The Quiet Shift in Economic Firepower

In past downturns, societies turned to governments for fiscal stimulus and to central banks for monetary easing to cushion their blows and spur recovery. Today, those traditional levers appear constrained by debt, inflation, and political gridlock. Instead, a new set of players wields significant power to shape economic outcomes: the cash-rich technology giants. These companies have vast reserves and ongoing strategic imperatives that uniquely position them to invest, innovate, and potentially reflate activity even amidst broader caution.  

Their influence extends beyond their core markets. They drive significant capital expenditure through massive investments in areas like AI infrastructure, cloud computing, and even automation, mobility, or healthcare technology via corporate VC arms. While traditional industries might retrench, these giants could also be called in to support employment while focussing on their innovation drives.
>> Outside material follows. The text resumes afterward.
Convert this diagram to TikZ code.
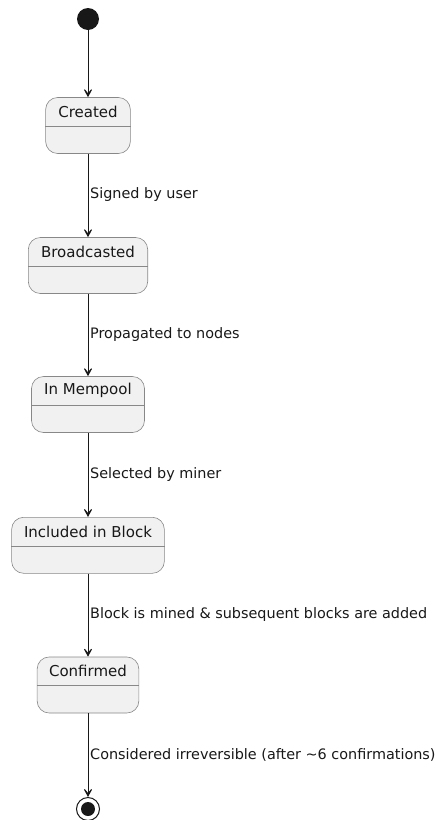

Cash-rich tech giants may complain about how they, too, are weathering economic storms, but few are likely to allow them to be in charge of recession-enforcing decisions in the period ahead. If, in the previous era, central banks called on banks to undertake a merger with a bankrupt company or extend certain loans for national benefits, the burden is likely to be more on innovation and tech giants for economic reasons, as well.  

Why Innovation May Stumble but Won’t Stop

When economic logic says “cut back” but geopolitical logic says “push forward,” something has to give. Innovation lies precisely at that fault line.

There will be pauses. Startups will fold. Projects will get shelved. But the core trend — pushing the technological frontier — isn’t going away. It can’t. Not when so much power, identity, and strategy are now tied to innovation outcomes.

Cash-rich firms will keep moving, governments will fund what they must, and even in a downturn, the breakthroughs seeded in past quarters will keep surfacing.

So yes, innovation may stumble. But it’s not going to stop. Governments cannot allow them to stop.